Sandoval’s fear of people with large eyes has hampered social interactions, sometimes making it difficult for her to interact with people. In an anxiety-inducing experience with a large-eyed new acquaintance, Sandoval was nervously observing their large eyes from the onset, but it was only when they laughed that Sandoval felt the need to leave. “Their eyes just blew up,” she said. “I got really anxious and I was like, ‘I want to leave.’”

On the other hand, junior Callum Budas fears not the presence of large eyes but the absence of them. Budas’ fear of empty eye sockets developed when he watched “Coraline”—a kids’ horror movie where the characters have buttons for eyes—as a child. He generally feels trapped and uncomfortable when confronted with images of empty eye sockets. “It’s so disgusting for me,” he said. “I’m stuck in a moment of being frozen.”

Encounters with empty eye sockets can leave lasting impressions. Budas once saw a woman with no nose, no eye and no bandage covering either in Santa Cruz. “I still have that image in my mind,” he said. “It’s kind of a scar.”

Fear of Death

It can take just a single incident for dormant fears to emerge into full-blown phobias. After sophomore Raph Zhu was followed back home after last year’s Homecoming dance by two men in a car, he started to feel a stronger fear of death, because he grew more concerned for his safety. He describes the fear as being connected to a fear of the unknown and fear for his safety. “It’s about not knowing if the neighborhood is actually safe in Palo Alto [and] in general,” he said.

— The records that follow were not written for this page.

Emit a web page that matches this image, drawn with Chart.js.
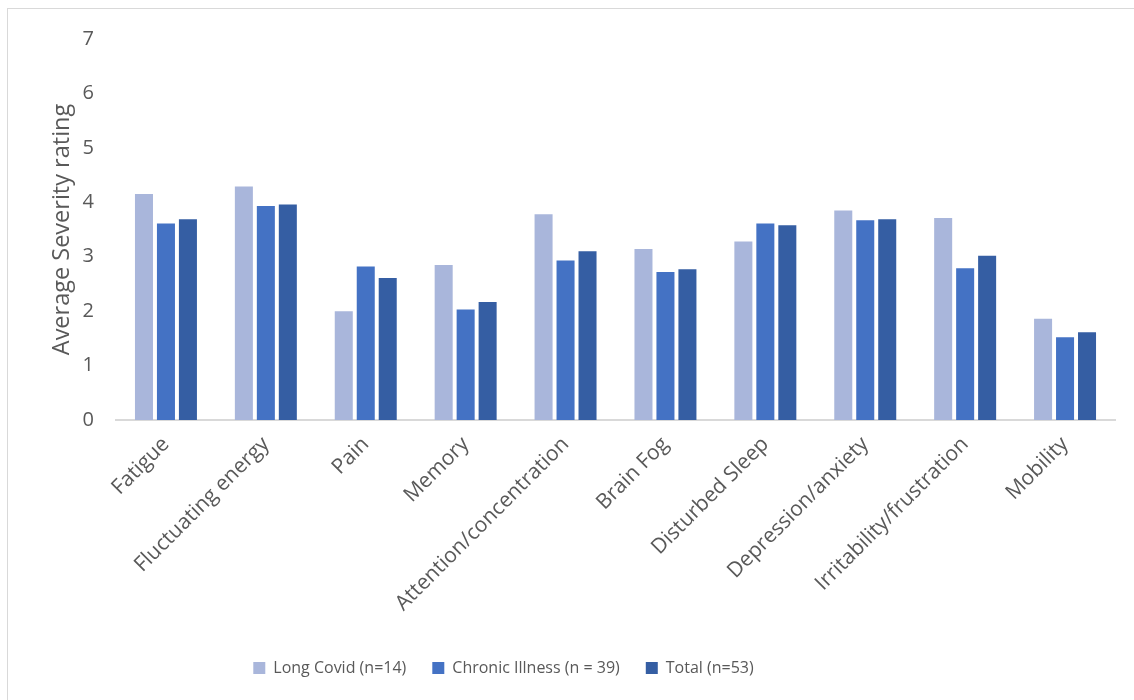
<!DOCTYPE html>
<html>
<head>
<meta charset="utf-8">
<script src="https://cdn.jsdelivr.net/npm/chart.js@4.4.1/dist/chart.umd.min.js"></script>
<style>
  html, body { margin: 0; padding: 0; background: #fff; }
  #wrap { position: relative; width: 1134px; height: 700px; }
  #frame { position: absolute; left: 7px; top: 8px; right: -2px; bottom: -2px; border-left: 1px solid #d9d9d9; border-top: 1px solid #d9d9d9; }
  canvas { position: absolute; left: 0; top: 0; }
</style>
</head>
<body>
<div id="wrap">
  <div id="frame"></div>
  <canvas id="c" width="1134" height="700"></canvas>
</div>
<script>
const categories = ["Fatigue", "Fluctuating energy", "Pain", "Memory", "Attention/concentration", "Brain Fog", "Disturbed Sleep", "Depression/anxiety", "Irritability/frustration", "Mobility"];
const longCovid = [4.15, 4.29, 2.00, 2.85, 3.78, 3.14, 3.28, 3.85, 3.71, 1.86];
const chronicIllness = [3.61, 3.93, 2.82, 2.03, 2.93, 2.72, 3.61, 3.67, 2.79, 1.52];
const total = [3.69, 3.96, 2.61, 2.17, 3.10, 2.77, 3.58, 3.69, 3.02, 1.61];
const seriesNames = ["Long Covid (n=14)", "Chronic Illness (n = 39)", "Total (n=53)"];
const yTicks = [0, 1, 2, 3, 4, 5, 6, 7];

const FONT = "'Open Sans', sans-serif";
const TXT = "#595959";

const shiftLegend = {
  id: 'shiftLegend',
  afterLayout(chart) {
    const lg = chart.legend;
    if (lg) { lg.left -= 54; lg.right -= 54; }
  }
};

new Chart(document.getElementById('c'), {
  type: 'bar',
  data: {
    labels: categories,
    datasets: [
      { label: seriesNames[0], data: longCovid, backgroundColor: '#a9b6db' },
      { label: seriesNames[1], data: chronicIllness, backgroundColor: '#4472c4' },
      { label: seriesNames[2], data: total, backgroundColor: '#355ea3' }
    ]
  },
  plugins: [shiftLegend],
  options: {
    responsive: false,
    animation: false,
    events: [],
    layout: { padding: { left: 0, right: 19, top: 39, bottom: 14 } },
    datasets: { bar: { categoryPercentage: 0.66, barPercentage: 0.82 } },
    plugins: {
      tooltip: { enabled: false },
      legend: {
        position: 'bottom',
        labels: {
          boxWidth: 12, boxHeight: 12, padding: 26,
          color: TXT, font: { family: FONT, size: 16 }
        }
      }
    },
    scales: {
      x: {
        grid: { display: false },
        border: { display: true, color: '#d9d9d9', width: 2 },
        ticks: { color: TXT, font: { family: FONT, size: 21 }, minRotation: 45, maxRotation: 45, padding: 4 },
        afterFit: s => { s.height = 214; }
      },
      y: {
        min: 0, max: 7,
        afterBuildTicks: s => { s.ticks = yTicks.map(v => ({ value: v })); },
        grid: { display: false, drawTicks: false },
        border: { display: false },
        ticks: { color: TXT, font: { family: FONT, size: 20 }, padding: 22 },
        title: { display: true, text: 'Average Severity rating', color: TXT, font: { family: FONT, size: 23.5 }, padding: { top: 48, bottom: 0 } },
        afterFit: s => { s.width = 116; }
      }
    }
  }
});
</script>
</body>
</html>
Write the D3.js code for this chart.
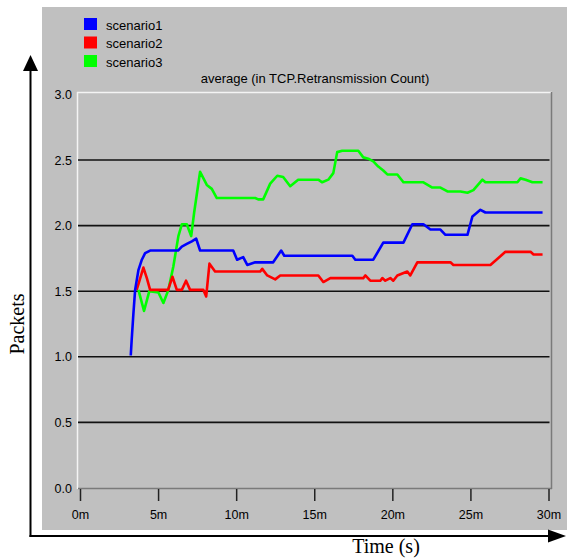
<!DOCTYPE html>
<html>
<head>
<meta charset="utf-8">
<script src="https://cdn.jsdelivr.net/npm/d3@7"></script>
<style>
body { margin: 0; background: #fff; }
svg text { font-family: "Liberation Sans", Arial, sans-serif; }
svg text.serif { font-family: "Liberation Serif", "Times New Roman", serif; }
</style>
</head>
<body>
<svg width="567" height="558"></svg>
<script>
// values (time in minutes)
var seriesNames = ["scenario1", "scenario2", "scenario3"];
var seriesColors = ["#0000ff", "#ff0000", "#00ff00"];

var s1Time = [3.25, 3.31, 3.42, 3.53, 3.74, 3.96, 4.17, 4.49, 6.28, 6.52, 6.84, 7.16, 7.44, 7.69, 9.81, 10.06, 10.45, 10.71, 11.22, 12.37, 12.88, 13.08, 17.44, 17.63, 18.78, 19.42, 20.71, 21.28, 21.99, 22.44, 23.08, 23.40, 24.81, 25.13, 25.64, 25.96, 29.62];
var s1Val  = [1.01, 1.13, 1.33, 1.51, 1.66, 1.74, 1.79, 1.81, 1.81, 1.84, 1.86, 1.88, 1.90, 1.81, 1.81, 1.74, 1.76, 1.70, 1.72, 1.72, 1.81, 1.77, 1.77, 1.74, 1.74, 1.87, 1.87, 2.01, 2.01, 1.97, 1.97, 1.93, 1.93, 2.07, 2.12, 2.10, 2.10];

var s2Time = [3.63, 4.06, 4.28, 4.49, 5.64, 5.92, 6.20, 6.52, 6.79, 7.05, 7.90, 8.08, 8.29, 8.65, 11.54, 11.67, 11.99, 12.50, 12.82, 15.26, 15.58, 16.03, 18.14, 18.27, 18.59, 19.23, 19.36, 19.55, 19.87, 20.06, 20.32, 20.96, 21.15, 21.60, 23.72, 23.91, 26.28, 27.24, 28.85, 29.04, 29.62];
var s2Val  = [1.51, 1.68, 1.60, 1.51, 1.51, 1.61, 1.51, 1.51, 1.58, 1.51, 1.51, 1.46, 1.71, 1.65, 1.65, 1.67, 1.62, 1.59, 1.62, 1.62, 1.57, 1.60, 1.60, 1.62, 1.58, 1.58, 1.60, 1.58, 1.60, 1.58, 1.62, 1.65, 1.62, 1.72, 1.72, 1.70, 1.70, 1.80, 1.80, 1.78, 1.78];

var s3Time = [3.74, 4.10, 4.44, 5.02, 5.34, 5.66, 5.98, 6.30, 6.52, 6.84, 7.12, 7.31, 7.69, 8.12, 8.44, 8.76, 11.22, 11.41, 11.73, 12.18, 12.63, 13.01, 13.46, 13.97, 15.26, 15.51, 15.90, 16.22, 16.47, 16.79, 17.82, 18.14, 18.46, 18.78, 19.10, 19.42, 19.68, 20.32, 20.71, 21.99, 22.56, 23.08, 23.53, 24.36, 24.81, 25.19, 25.77, 25.96, 28.01, 28.21, 28.53, 28.97, 29.62];
var s3Val  = [1.51, 1.35, 1.50, 1.49, 1.41, 1.51, 1.69, 1.92, 2.01, 2.01, 1.92, 2.10, 2.41, 2.31, 2.28, 2.21, 2.21, 2.20, 2.20, 2.32, 2.38, 2.37, 2.30, 2.35, 2.35, 2.33, 2.35, 2.40, 2.56, 2.57, 2.57, 2.52, 2.51, 2.49, 2.45, 2.42, 2.39, 2.39, 2.33, 2.33, 2.29, 2.29, 2.26, 2.26, 2.25, 2.27, 2.35, 2.33, 2.33, 2.36, 2.35, 2.33, 2.33];

var yTicks = [0, 0.5, 1.0, 1.5, 2.0, 2.5, 3.0];
var xTicks = [0, 5, 10, 15, 20, 25, 30];

var svg = d3.select("svg");

var x = d3.scaleLinear().domain([0, 30]).range([80, 548.5]);
var y = d3.scaleLinear().domain([0, 3]).range([488, 94.4]);

// grey panel
svg.append("rect")
    .attr("x", 42).attr("y", 7)
    .attr("width", 525).attr("height", 523)
    .attr("fill", "#c0c0c0");

// legend
var leg = svg.append("g");
seriesNames.forEach(function(name, i) {
  leg.append("rect")
    .attr("x", 84).attr("y", 18 + i * 18.5)
    .attr("width", 13).attr("height", 12)
    .attr("fill", seriesColors[i]);
  leg.append("text")
    .attr("x", 106).attr("y", 29.5 + i * 18.5)
    .attr("font-size", 13)
    .attr("fill", "#000")
    .text(name);
});

svg.append("text")
    .attr("x", 315).attr("y", 83)
    .attr("text-anchor", "middle")
    .attr("font-size", 13)
    .text("average (in TCP.Retransmission Count)");

// plot frame
svg.append("line").attr("x1", 77).attr("x2", 552).attr("y1", 92.5).attr("y2", 92.5)
    .attr("stroke", "#f4f4f4").attr("stroke-width", 1.5);
svg.append("line").attr("x1", 77.5).attr("x2", 77.5).attr("y1", 92).attr("y2", 489)
    .attr("stroke", "#f4f4f4").attr("stroke-width", 1.5);
svg.append("line").attr("x1", 551.5).attr("x2", 551.5).attr("y1", 92).attr("y2", 489)
    .attr("stroke", "#7a7a7a").attr("stroke-width", 1.5);

// grid lines
svg.append("g").selectAll("line")
  .data(yTicks.filter(function(d) { return d > 0 && d < 3; }))
  .enter().append("line")
    .attr("x1", 78).attr("x2", 549.5)
    .attr("y1", function(d) { return y(d); })
    .attr("y2", function(d) { return y(d); })
    .attr("stroke", "#111").attr("stroke-width", 1.6);

svg.append("line").attr("x1", 78).attr("x2", 552).attr("y1", 488.5).attr("y2", 488.5)
    .attr("stroke", "#7a7a7a").attr("stroke-width", 1.5);

// y axis labels
svg.append("g")
    .attr("transform", "translate(74,0)")
    .call(d3.axisLeft(y).tickValues(yTicks).tickSize(0).tickPadding(2).tickFormat(d3.format(".1f")))
    .call(function(g) { g.select(".domain").remove(); })
    .selectAll("text")
    .attr("font-size", 12.5)
    .attr("fill", "#000");

// x axis
var xa = svg.append("g")
    .attr("transform", "translate(0,489)")
    .call(d3.axisBottom(x).tickValues(xTicks).tickSize(12).tickPadding(9)
      .tickFormat(function(d) { return d + "m"; }));
xa.select(".domain").remove();
xa.selectAll("line").attr("stroke", "#222").attr("stroke-width", 1.5);
xa.selectAll("text")
    .attr("font-size", 12.5)
    .attr("fill", "#000");

// series lines
var line = d3.line()
    .x(function(d) { return x(d[0]); })
    .y(function(d) { return y(d[1]); });

var series = [
  d3.zip(s1Time, s1Val),
  d3.zip(s2Time, s2Val),
  d3.zip(s3Time, s3Val)
];

// green first, blue on top
[2, 1, 0].forEach(function(i) {
  svg.append("path")
    .datum(series[i])
    .attr("d", line)
    .attr("fill", "none")
    .attr("stroke", seriesColors[i])
    .attr("stroke-width", 2.6)
    .attr("stroke-linejoin", "round");
});

// outer arrows
svg.append("line").attr("x1", 30.5).attr("x2", 30.5).attr("y1", 537).attr("y2", 68)
    .attr("stroke", "#000").attr("stroke-width", 2);
svg.append("path").attr("d", "M30.5,55 L23,71 L38,71 Z").attr("fill", "#000");
svg.append("line").attr("x1", 29.5).attr("x2", 552).attr("y1", 536).attr("y2", 536)
    .attr("stroke", "#000").attr("stroke-width", 2);
svg.append("path").attr("d", "M566,536 L548,529.5 L548,542.5 Z").attr("fill", "#000");

svg.append("text")
    .attr("class", "serif")
    .attr("transform", "translate(24,324) rotate(-90)")
    .attr("text-anchor", "middle")
    .attr("font-size", 20)
    .text("Packets");

svg.append("text")
    .attr("class", "serif")
    .attr("x", 386).attr("y", 553)
    .attr("text-anchor", "middle")
    .attr("font-size", 20)
    .text("Time (s)");
</script>
</body>
</html>
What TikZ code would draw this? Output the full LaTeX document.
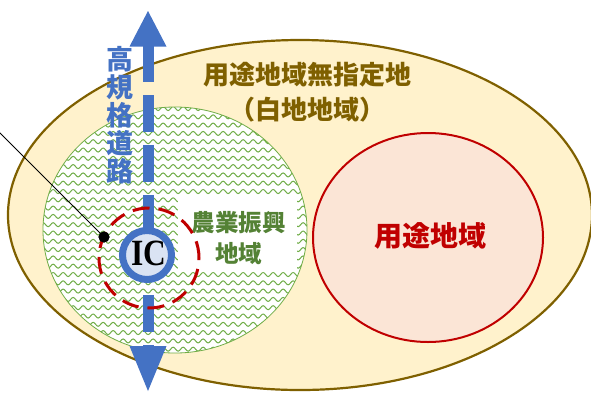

Knowing dangerous situations like this might happen again has put Zhu on guard more often. “When I’m on my own, or especially at night, I’ll just pay way more attention to what’s going on and who’s behind me or in front of me,” he said.

When he’s alone, Zhu often considers what might happen and how he might react in similar situations. “It’s just a really scary thought to me,” he said.